In the opening scene, the view of outer space from the International Space Station shows twinkling stars. Stars do not actually twinkle in the way we see them, but the twinkling is an optical illusion of the light from stars being refracted by the earth's atmosphere.
Much like in 'Gravity' everything is moving around as if it had little or no mass. Navigating a human body in micro gravity is a difficult task and must be done with great care. In this movie (as in others) these guys a flitting around like squirrels stopping their motion and changing direction effortlessly. In real life moving at those speeds would cause serious injury. A few times they even stop without grabbing anything. A related annoyance is the way the doors manually open and close effortlessly in no time at all as if they are made from nothing. Still, they manage to keep the creature out.
At one point the space stations orbit is degrading and the thrusters are fired to put it back into a stable orbit. To accomplish this the thrusters seem to fire down or towards the earth, this is incorrect, to gain altitude they would need to orbit faster so the thrust would be from the back accelerating them into a higher more stable orbit.
Some of the labels in Russian are incorrect. Miranda North's shield is literally translated into Russian as "Miranda Sever" (of course, in Cyrillic variant of this spelling). However surnames are not translated, and the shield in Russian should be either "Miranda Nors" or "Miranda Nort" (depending on the tradition of spelling English "th").
Also "Celsius" on temperature detectors was translated as "Celsiyu" (in Cyrillic; that means "by Celcius"); the real detector would be labeled as just "ºC".
When they are attempting to revive the man, they get a pulse back and someone says, "we have a pulse. Sinus brady, 98bpm." Brady is short for bradycardia which always indicates a heart rate of <60bpm (beats per minute). So if their bpm is 98, it would not be sinus brady, it would be Normal sinus rythm.
The astronaut "North" has her name in Russian below her English name. It is shown translated as the Russian word "Sever" which means the direction North. A name would surely be translated phonetically into Cyrillic, not fully translated into its Russian equivalent. This would look more like "HOPO" (with a vertical line through the last "O" to give the character for "F" (closest to "th" in Cyrillic).
The movie shows "Calvin" being attracted to and consuming oxygen from the lures they used to get it to the lifeboat as well as stating many times that since it is carbon-based, it needs it the way humans do. "Calvin" is from Mars where the atmosphere is 98% carbon dioxide. While there wouldn't be enough oxygen on modern Mars for the survival of the creature, it's explained throughout the film that it had been hibernating for possibly millions of years, since a period in which Mars had higher oxygen levels.
The crew attempts to kill Calvin by venting all oxygen to space. While the creature does survive for a few minutes outside the ship, it's explained that it needs oxygen for longer periods and would have eventually died outside the station.
Given the concerns about isolating the lab from the main space station, it's probable that they would have protocols in place that specifically required them to leave injured or "contaminated" astronauts in the lab in case of containment breaches.
The pod in which the Calvin is entrapped has the oxygen vented from it so that it is a vacuum inside the module.
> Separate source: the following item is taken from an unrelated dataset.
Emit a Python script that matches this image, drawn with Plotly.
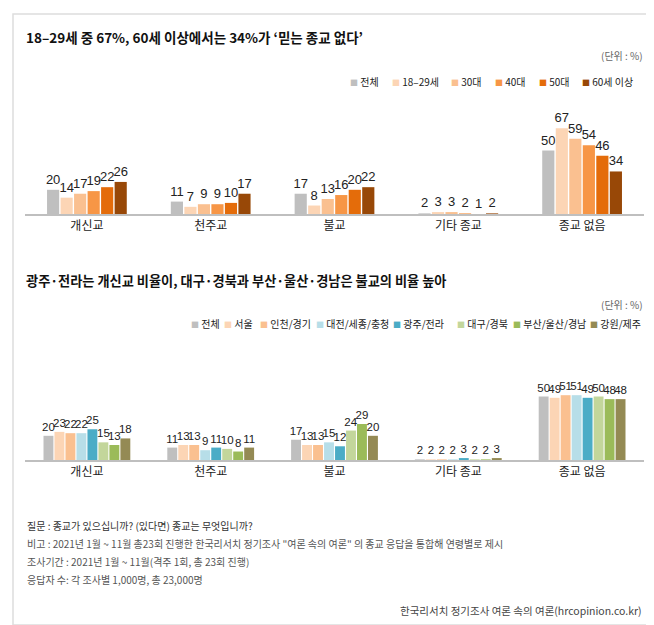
import plotly.graph_objects as go

W, H = 654, 625

categories = ["개신교", "천주교", "불교", "기타 종교", "종교 없음"]

# --- top chart: by age ---
age_names = ["전체", "18–29세", "30대", "40대", "50대", "60세 이상"]
age_total = [20, 11, 17, 2, 50]
age_1829 = [14, 7, 8, 3, 67]
age_30 = [17, 9, 13, 3, 59]
age_40 = [19, 9, 16, 2, 54]
age_50 = [22, 10, 20, 1, 46]
age_60 = [26, 17, 22, 2, 34]
age_values = [age_total, age_1829, age_30, age_40, age_50, age_60]
age_colors = ["#BFBFBF", "#FCD5B5", "#FAC090", "#F79646", "#E46C0A", "#984807"]

# --- bottom chart: by region ---
reg_names = ["전체", "서울", "인천/경기", "대전/세종/충청", "광주/전라", "대구/경북", "부산/울산/경남", "강원/제주"]
reg_total = [20, 11, 17, 2, 50]
reg_seoul = [23, 13, 13, 2, 49]
reg_incheon = [22, 13, 13, 2, 51]
reg_daejeon = [22, 9, 15, 2, 51]
reg_gwangju = [25, 11, 12, 3, 49]
reg_daegu = [15, 10, 24, 2, 50]
reg_busan = [13, 8, 29, 2, 48]
reg_gangwon = [18, 11, 20, 3, 48]
reg_values = [reg_total, reg_seoul, reg_incheon, reg_daejeon, reg_gwangju, reg_daegu, reg_busan, reg_gangwon]
reg_colors = ["#BFBFBF", "#FCD5B5", "#FAC090", "#B7DEE8", "#4BACC6", "#C3D69B", "#9BBB59", "#948A54"]

# legend square centre positions (layout, px)
age_legend_x = [344, 386, 445, 489, 533, 576]
reg_legend_x = [185, 218, 254, 310, 387, 451, 507, 584]

FONT = "Noto Sans CJK KR"
NUMFONT = "Liberation Sans Narrow, Liberation Sans, Arial Narrow, sans-serif"

fig = go.Figure()

def add_group(values, names, colors, xaxis, yaxis, group_w, gap, label_size):
    n = len(values)
    slot = group_w / n
    for i, (vals, name, col) in enumerate(zip(values, names, colors)):
        fig.add_trace(go.Bar(
            x=categories, y=vals, name=name,
            marker=dict(color=col, line=dict(width=0)),
            width=slot * (1 - gap),
            offset=-group_w / 2 + i * slot + slot * gap / 2,
            text=[str(v) for v in vals], textposition="outside",
            textfont=dict(family=NUMFONT, size=label_size, color="#222222"),
            constraintext="none", cliponaxis=False,
            xaxis=xaxis, yaxis=yaxis, showlegend=False,
            hoverinfo="skip",
        ))

add_group(age_values, age_names, age_colors, "x", "y", 0.655, 0.1, 13)
add_group(reg_values, reg_names, reg_colors, "x2", "y2", 0.71, 0.1, 11.5)

xl, xr = 17 / W, 636 / W
def py(p):
    return 1 - p / H

SCALE = 1.31  # px per percentage point
TOP_BASE, BOT_BASE = 208, 454

axis_common = dict(showgrid=False, zeroline=False, showline=False, ticks="",
                   tickfont=dict(family=FONT, size=12, color="#222222"),
                   range=[-0.5, 4.5], fixedrange=True)
fig.update_layout(
    width=W, height=H,
    margin=dict(l=0, r=0, t=0, b=0),
    paper_bgcolor="white", plot_bgcolor="rgba(0,0,0,0)",
    barmode="overlay",
    font=dict(family=FONT, color="#222222"),
    xaxis=dict(domain=[xl, xr], anchor="y", ticklabelstandoff=1, **axis_common),
    yaxis=dict(domain=[py(TOP_BASE), py(90)], range=[0, (TOP_BASE - 90) / SCALE], visible=False, fixedrange=True),
    xaxis2=dict(domain=[xl, xr], anchor="y2", ticklabelstandoff=1, **axis_common),
    yaxis2=dict(domain=[py(BOT_BASE), py(360)], range=[0, (BOT_BASE - 360) / SCALE], visible=False, fixedrange=True),
)

# baselines
for yref, xref in (("y", "x domain"), ("y2", "x2 domain")):
    fig.add_shape(type="line", xref=xref, yref=yref, x0=0, x1=1, y0=0, y1=0,
                  line=dict(color="#BFBFBF", width=4), layer="above")

ann = []
def text(x, y, s, size=11, color="#222222", anchor="left", bold=False):
    if bold:
        s = "<b>" + s + "</b>"
    ann.append(dict(x=x / W, y=py(y), xref="paper", yref="paper", text=s, showarrow=False,
                    xanchor=anchor, yanchor="middle",
                    font=dict(family=FONT, size=size, color=color)))

text(16, 29, "18–29세 중 67%, 60세 이상에서는 34%가 ‘믿는 종교 없다’", size=13.5, color="#111111", bold=True)
text(637, 47, "(단위 : %)", size=10, color="#666666", anchor="right")
text(16, 272, "광주·전라는 개신교 비율이, 대구·경북과 부산·울산·경남은 불교의 비율 높아", size=13.2, color="#111111", bold=True)
text(637, 296, "(단위 : %)", size=10, color="#666666", anchor="right")

def legend_row(names, colors, xs, y, size=10):
    for x, name, col in zip(xs, names, colors):
        text(x - 4, y, f'<span style="color:{col};font-size:8px">■</span> {name}', size=size, color="#222222")

legend_row(age_names, age_colors, age_legend_x, 73)
legend_row(reg_names, reg_colors, reg_legend_x, 315)

footer = [
    ("질문 : 종교가 있으십니까? (있다면) 종교는 무엇입니까?", "#333333"),
    ("비고 : 2021년 1월 ~ 11월 총23회 진행한 한국리서치 정기조사 \"여론 속의 여론\" 의 종교 응답을 통합해 연령별로 제시", "#555555"),
    ("조사기간 : 2021년 1월 ~ 11월(격주 1회, 총 23회 진행)", "#555555"),
    ("응답자 수: 각 조사별 1,000명, 총 23,000명", "#555555"),
]
for i, (s, c) in enumerate(footer):
    text(17, 517 + i * 18, s, size=10, color=c)
text(636, 602, "한국리서치 정기조사 여론 속의 여론(hrcopinion.co.kr)", size=10.5, color="#444444", anchor="right")

fig.update_layout(annotations=ann)

fig.add_shape(type="rect", xref="paper", yref="paper", x0=5 / W, x1=646 / W, y0=py(617), y1=py(6),
              line=dict(color="#DDDDDD", width=1.5), fillcolor="rgba(0,0,0,0)", layer="below")

fig.write_html("out.html")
Assuming Sho Murakami could even have opened the door, the explosive force of the oxygen entering the module should have blasted him across the room and either killed him or severely injured him when he struck the other end of the module.
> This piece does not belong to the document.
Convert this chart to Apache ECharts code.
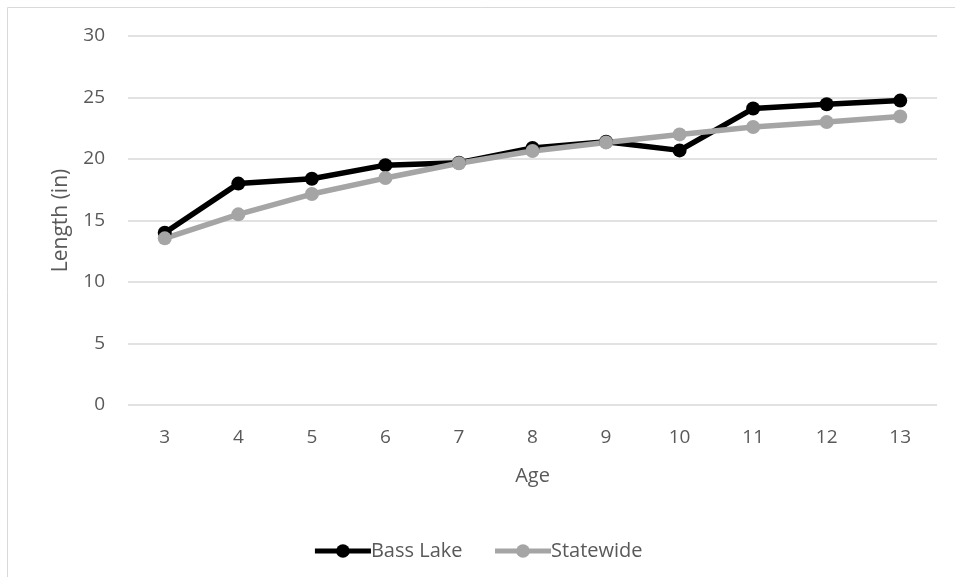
<!DOCTYPE html>
<html>
<head>
<meta charset="utf-8">
<script src="https://cdn.jsdelivr.net/npm/echarts@6/dist/echarts.min.js"></script>
<style>html,body{margin:0;padding:0;background:#fff;}#c{width:955px;height:577px;}</style>
</head>
<body>
<div id="c"></div>
<script>
var ages = ['3','4','5','6','7','8','9','10','11','12','13'];
var bassLake = [14.0, 18.0, 18.4, 19.5, 19.7, 20.9, 21.4, 20.7, 24.1, 24.45, 24.75];
var statewide = [13.55, 15.5, 17.15, 18.45, 19.65, 20.65, 21.35, 22.0, 22.6, 23.0, 23.45];
var yTicks = {min: 0, max: 30, interval: 5};

var FONT = 'Open Sans';
var TXT = '#595959';
var chart = echarts.init(document.getElementById('c'), null, {renderer: 'canvas'});
chart.setOption({
  backgroundColor: '#fff',
  animation: false,
  textStyle: {fontFamily: FONT, color: TXT},
  graphic: [{
    type: 'rect', shape: {x: 7.5, y: 7.5, width: 2000, height: 2000},
    style: {fill: 'none', stroke: '#d9d9d9', lineWidth: 1}, silent: true, z: -10
  }],
  grid: {left: 128, right: 18, top: 36, bottom: 172},
  legend: {
    bottom: 11, left: 'center', itemWidth: 56, itemHeight: 17, itemGap: 30,
    lineStyle: {width: 5},
    textStyle: {fontFamily: FONT, fontSize: 20, color: TXT, padding: [0, 0, 0, -5]},
    data: ['Bass Lake', 'Statewide']
  },
  xAxis: {
    type: 'category', data: ages, boundaryGap: true,
    name: 'Age', nameLocation: 'middle', nameGap: 61,
    nameTextStyle: {fontFamily: FONT, fontSize: 20, color: TXT},
    axisLine: {show: false}, axisTick: {show: false},
    axisLabel: {fontFamily: FONT, fontSize: 19, color: TXT, margin: 23}
  },
  yAxis: {
    type: 'value', min: yTicks.min, max: yTicks.max, interval: yTicks.interval,
    name: 'Length (in)', nameLocation: 'middle', nameGap: 56,
    nameTextStyle: {fontFamily: FONT, fontSize: 21, color: TXT},
    axisLine: {show: false}, axisTick: {show: false},
    axisLabel: {fontFamily: FONT, fontSize: 19, color: TXT, margin: 23},
    splitLine: {lineStyle: {color: '#d9d9d9', width: 1.5}}
  },
  series: [{
    name: 'Bass Lake', type: 'line', data: bassLake,
    symbol: 'circle', symbolSize: 14,
    lineStyle: {color: '#000', width: 5.5}, itemStyle: {color: '#000'}
  }, {
    name: 'Statewide', type: 'line', data: statewide,
    symbol: 'circle', symbolSize: 14,
    lineStyle: {color: '#a5a5a5', width: 5.5}, itemStyle: {color: '#a5a5a5'}
  }]
});
</script>
</body>
</html>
The crew spend much of the second half of the film trying to trap the alien and vent the atmosphere from around it to kill it / suffocate it as the repeatedly state it is dependent on oxygen. This ignores the fact the alien spent much time outside of the space station earlier in the movie with no ill effects.
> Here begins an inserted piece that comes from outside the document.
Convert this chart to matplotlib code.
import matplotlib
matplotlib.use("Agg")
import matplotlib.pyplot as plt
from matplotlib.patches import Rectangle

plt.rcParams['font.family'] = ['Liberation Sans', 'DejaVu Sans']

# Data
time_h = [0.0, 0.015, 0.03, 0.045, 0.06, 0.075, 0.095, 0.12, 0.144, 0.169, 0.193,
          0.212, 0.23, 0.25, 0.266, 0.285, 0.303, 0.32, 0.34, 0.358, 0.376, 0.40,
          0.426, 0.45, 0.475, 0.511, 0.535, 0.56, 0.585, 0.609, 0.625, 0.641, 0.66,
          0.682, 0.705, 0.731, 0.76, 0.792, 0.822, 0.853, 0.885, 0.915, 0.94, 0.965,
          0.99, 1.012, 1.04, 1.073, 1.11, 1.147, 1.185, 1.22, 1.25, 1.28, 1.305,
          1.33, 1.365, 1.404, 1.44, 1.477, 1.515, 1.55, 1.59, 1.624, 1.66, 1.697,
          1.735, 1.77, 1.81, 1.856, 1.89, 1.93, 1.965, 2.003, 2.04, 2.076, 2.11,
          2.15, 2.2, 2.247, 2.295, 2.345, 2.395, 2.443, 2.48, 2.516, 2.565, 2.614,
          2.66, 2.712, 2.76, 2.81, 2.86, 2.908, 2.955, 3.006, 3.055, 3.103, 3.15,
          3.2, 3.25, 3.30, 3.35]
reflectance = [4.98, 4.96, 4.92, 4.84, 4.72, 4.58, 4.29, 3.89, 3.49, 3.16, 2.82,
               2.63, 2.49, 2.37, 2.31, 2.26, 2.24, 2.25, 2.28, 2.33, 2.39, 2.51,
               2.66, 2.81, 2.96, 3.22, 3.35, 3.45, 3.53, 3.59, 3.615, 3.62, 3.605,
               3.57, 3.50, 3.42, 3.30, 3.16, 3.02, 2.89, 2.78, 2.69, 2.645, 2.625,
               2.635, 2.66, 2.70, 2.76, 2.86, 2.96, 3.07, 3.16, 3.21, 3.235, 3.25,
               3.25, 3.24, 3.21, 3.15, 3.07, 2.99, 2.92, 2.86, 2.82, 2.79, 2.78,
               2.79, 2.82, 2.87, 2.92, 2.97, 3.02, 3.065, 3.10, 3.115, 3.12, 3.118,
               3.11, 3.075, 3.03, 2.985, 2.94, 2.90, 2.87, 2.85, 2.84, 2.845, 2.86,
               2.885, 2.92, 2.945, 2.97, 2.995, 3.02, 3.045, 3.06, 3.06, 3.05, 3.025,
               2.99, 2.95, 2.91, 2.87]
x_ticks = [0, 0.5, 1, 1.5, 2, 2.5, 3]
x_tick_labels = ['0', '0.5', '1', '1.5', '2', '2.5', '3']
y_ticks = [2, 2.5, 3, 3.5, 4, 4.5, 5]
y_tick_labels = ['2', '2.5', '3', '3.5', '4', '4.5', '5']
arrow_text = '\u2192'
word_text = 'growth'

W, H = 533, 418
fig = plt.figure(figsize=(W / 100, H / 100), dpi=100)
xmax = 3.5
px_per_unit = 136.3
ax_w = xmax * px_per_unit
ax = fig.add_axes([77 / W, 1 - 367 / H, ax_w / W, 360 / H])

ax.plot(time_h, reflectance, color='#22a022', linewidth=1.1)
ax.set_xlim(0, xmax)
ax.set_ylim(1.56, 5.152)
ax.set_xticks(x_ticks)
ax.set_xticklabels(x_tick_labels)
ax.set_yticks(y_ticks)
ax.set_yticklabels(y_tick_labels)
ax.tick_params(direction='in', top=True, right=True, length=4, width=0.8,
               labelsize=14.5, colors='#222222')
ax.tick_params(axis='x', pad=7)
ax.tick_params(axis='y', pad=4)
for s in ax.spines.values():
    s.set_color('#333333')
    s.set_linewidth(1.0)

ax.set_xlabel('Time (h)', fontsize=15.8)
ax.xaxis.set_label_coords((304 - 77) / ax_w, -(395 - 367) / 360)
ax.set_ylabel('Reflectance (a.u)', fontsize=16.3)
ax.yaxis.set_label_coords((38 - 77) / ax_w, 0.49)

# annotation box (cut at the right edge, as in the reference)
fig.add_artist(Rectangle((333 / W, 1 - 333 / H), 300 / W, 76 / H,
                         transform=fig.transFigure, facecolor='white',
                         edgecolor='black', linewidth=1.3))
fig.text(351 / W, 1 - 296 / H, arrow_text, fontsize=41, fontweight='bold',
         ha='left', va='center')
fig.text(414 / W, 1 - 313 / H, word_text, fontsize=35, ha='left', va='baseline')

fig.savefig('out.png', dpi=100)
Early in the film Dr. Jordan (Gyllenhaal) is depicted floating weightlessly through the space station carrying his electronic tablet/device in his hand. At one point, when he sets his tablet down on a nearby workstation, the way the corner of his tablet drops from his hand reveals that he is obviously in a gravity environment where the tablet actually has weight.
The goof items below may give away important plot points.
After Calvin crushes Dr. Derry's hand it just hangs limply to show that it has been severely broken. Since they are in a "zero G" environment his hand should actually float along like the rest of his body.
David's pod couldn't have survived re-entry on its own as earlier Miranda has disabled the David's pod automatic flight plan back to earth thus giving him manual control. Re-entry is a complex maneuver that requires computer assistance and control along with complex calculations and specific set of re-entry angle. Just using a joystick to control the pod wouldn't work on re-entry as slight deviations will cause the pod to breakup or simply bounce back up to space.